In [8]:
# Detect & Remove Outliers using IQR Method

# Objective: Learn to identify and remove outliers from a dataset using the Interquartile Range (IQR) method.
# Instructions:
# For each example, perform the following steps:
#     1. Load the Dataset: Load the dataset into your environment. You can use pandas to read the CSV file.
#     2. Calculate IQR: Calculate the first quartile (Q1), third quartile (Q3), and the IQR for the specified column.
#     3. Identify Outliers: Determine which data points are considered outliers.
#     4. Remove Outliers: Remove the outliers from the dataset.
#     5. Verify: Ensure the outliers are removed by checking the size or summary statistics of the dataset before and after the removal.
    
    
    

# Task:
#     Dataset: sales_data.csv(get it by your own it includes the column of Monthly_Sales)
#     Column to analyze: Monthly_Sales
#     Steps:
#         1. Load sales_data.csv .
#         2. Calculate Q1, Q3, and IQR for Monthly_Sales .
#         3. Identify outliers.
#         4. Remove the outliers.
#         5. Check the number of rows removed.

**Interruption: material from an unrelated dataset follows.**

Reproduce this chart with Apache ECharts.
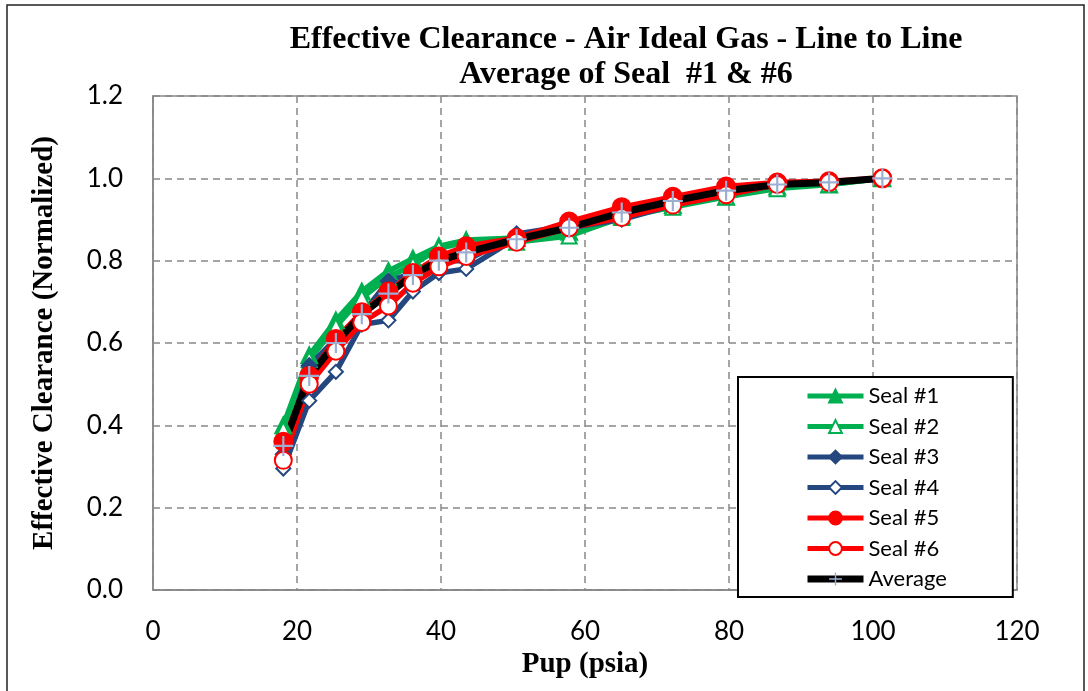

csv_content = """ID,Monthly_Sales
1,200
2,220
3,210
4,215
5,205
6,230
7,1000
8,225
9,215
10,2050
11,210
12,220
13,215
14,205
15,230
"""

with open("sales_data.csv", "w") as file:
    file.write(csv_content)

print("sales_data.csv file created successfully.")






sales_data.csv file created successfully.


In [9]:
import pandas as pd

# Load dataset
df = pd.read_csv("sales_data.csv")
print("Original DataFrame shape:", df.shape)

# Calculate Q1, Q3 and IQR for 'Monthly_Sales'
Q1 = df['Monthly_Sales'].quantile(0.25)
Q3 = df['Monthly_Sales'].quantile(0.75)
IQR = Q3 - Q1

print(f"Q1: {Q1}")
print(f"Q3: {Q3}")
print(f"IQR: {IQR}")

# Define bounds for outliers
lower_bound = Q1 - 1.5 * IQR
upper_bound = Q3 + 1.5 * IQR

print(f"Lower bound: {lower_bound}")
print(f"Upper bound: {upper_bound}")

# Detect outliers
outliers = df[(df['Monthly_Sales'] < lower_bound) | (df['Monthly_Sales'] > upper_bound)]
print("\nOutliers detected:")
print(outliers)

# Remove outliers
df_cleaned = df[(df['Monthly_Sales'] >= lower_bound) & (df['Monthly_Sales'] <= upper_bound)]
print("\nDataFrame shape after removing outliers:", df_cleaned.shape)

# Number of rows removed
rows_removed = df.shape[0] - df_cleaned.shape[0]
print(f"Number of rows removed: {rows_removed}")


Original DataFrame shape: (15, 2)
Q1: 210.0
Q3: 227.5
IQR: 17.5
Lower bound: 183.75
Upper bound: 253.75

Outliers detected:
   ID  Monthly_Sales
6   7           1000
9  10           2050

DataFrame shape after removing outliers: (13, 2)
Number of rows removed: 2